On comprend le poids, le fardeau et les années de chute libre qui ont suivi pour se trouver, se perdre, avancer.
Le récit est donc un mélange de belles images et d'une réalité cruelle qui explique aussi le caractère sombre des écrits de l'auteur. Cette part d'ombre est en lui et, encore en écrivant ce livre, il ne parvient pas à joindre toutes les pièces du puzzle. Pour l'enfant, tout a basculé avec l'épisode de la robe : une belle robe verte et bleue que sa mère avait endossée avant de partir à une soirée et dans laquelle les enfants l'avaient admirée, regardée tounoyer; une robe qui était revenue précipitamment, abîmée par un trou infligé par la cendre d'une cigarette et qui marquait la dispute, l'instant d'inattention parce que happé par autre chose, la faille dans la vie de cette mère si parfaite.

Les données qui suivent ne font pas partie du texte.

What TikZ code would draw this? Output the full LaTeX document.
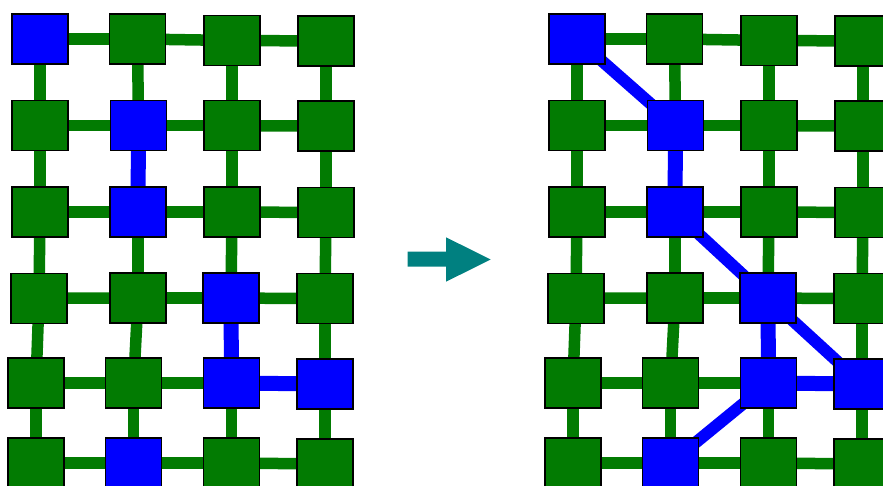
\documentclass[tikz,border=0pt]{standalone}
\definecolor{gr}{RGB}{2,123,2}
\definecolor{bl}{RGB}{0,0,255}
\definecolor{tl}{RGB}{0,128,128}
\pgfdeclarelayer{bg}
\pgfsetlayers{bg,main}
\begin{document}
\begin{tikzpicture}[x=1pt,y=-1pt,
  cell/.style={draw=black,line width=1.2pt,minimum width=56pt,minimum height=50pt,inner sep=0pt,outer sep=0pt},
  gcell/.style={cell,fill=gr},
  bcell/.style={cell,fill=bl},
  gedge/.style={draw=gr,line width=11.5pt},
  bedge/.style={draw=bl,line width=15pt},
  bdiag/.style={draw=bl,line width=12pt},
  arrowshape/.style={fill=tl,draw=none}]
\useasboundingbox (0,0) rectangle (883,486);
% nodes: left grid (L) and right grid (R, shifted by 537)
\foreach \n/\x/\y/\s in {
  00/40/39/b, 01/137.5/39/g, 02/232/40.5/g, 03/326/41/g,
  10/40/125.7/g, 11/138.5/125.7/b, 12/232/125.7/g, 13/326/126/g,
  20/40/212/g, 21/138/212/b, 22/232/212/g, 23/326/212.5/g,
  30/39/298.3/g, 31/138/298/g, 32/231/298/b, 33/325/298.7/g,
  40/36/383/g, 41/133.7/383/g, 42/231.5/383/b, 43/325/384/b,
  50/36/463/g, 51/133.7/463/b, 52/231.5/463/g, 53/325/464/g}
{
  \node[\s cell] (L\n) at (\x,\y) {};
  \node[\s cell] (R\n) at (\x+537,\y) {};
}
\begin{pgfonlayer}{bg}
  % green grid edges
  \foreach \g in {L,R}{
    \foreach \r in {0,...,5}{
      \foreach \c in {0,1,2}{
        \pgfmathtruncatemacro\cc{\c+1}
        \draw[gedge] (\g\r\c.center) -- (\g\r\cc.center);
      }
    }
    \foreach \r in {0,...,4}{
      \foreach \c in {0,...,3}{
        \pgfmathtruncatemacro\rr{\r+1}
        \draw[gedge] (\g\r\c.center) -- (\g\rr\c.center);
      }
    }
    % blue straight edges (both grids)
    \draw[bedge] (\g11.center) -- (\g21.center);
    \draw[bedge] (\g32.center) -- (\g42.center);
    \draw[bedge] (\g42.center) -- (\g43.center);
  }
  % blue diagonal edges (right grid)
  \draw[bdiag] (R00.center) -- (R11.center);
  \draw[bdiag] (R21.center) -- (R32.center);
  \draw[bdiag] (R32.center) -- (R43.center);
  \draw[bdiag] (R42.center) -- (R51.center);
\end{pgfonlayer}
% arrow
\fill[arrowshape] (407.7,251.7) -- (446,251.7) -- (446,237.3) -- (490.7,259.5)
  -- (446,281.7) -- (446,266.7) -- (407.7,266.7) -- cycle;
\end{tikzpicture}
\end{document}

"On a tendance à vouloir aimer sa famille. En fait, on a même tendance à le faire.Même si l'on choisit de couper les liens avec tout ce qui avait été pour nous "chez nous", pour redéfinir l'espace dans lequel on vit, les émotions qui nous paraissent le plus naturelles, notre manière d'aimer, on reste hanté par un sentiment persistant de deuil et d'admiration à l'égard des êtres que l'on a connus en premier et le mieux. Même si on ne leur adresse plus jamais la parole, ils demeurent nos premiers et nos plus purs amours. Il y a, pour chacun de nous, une époque où ils signifiaient tout.
Parfois, cette époque dure toute notre vie. Elle est aussi éternelle que notre souffle. Elle ne s'altère ni ne meurt.
Parfois, elle prend fin à un âge très précoce. On n'y peut rien. Il arrive des choses."
Les remarques de l'enfant se mêlent à l'analyse de l'adulte. La destruction lente que s'inflige l'auteur ne prend fin qu'avec l'acceptation. Malgré tout, il ne parvient pas à en vouloir à ses bourreaux et poursuit pour eux ses attentions, ses égards. C'est ce décalage, que l'on ne comprend, qu'à la fin, qui rend ce témoignage poignant et cinglant.
Une lecture forte que je vous recommande.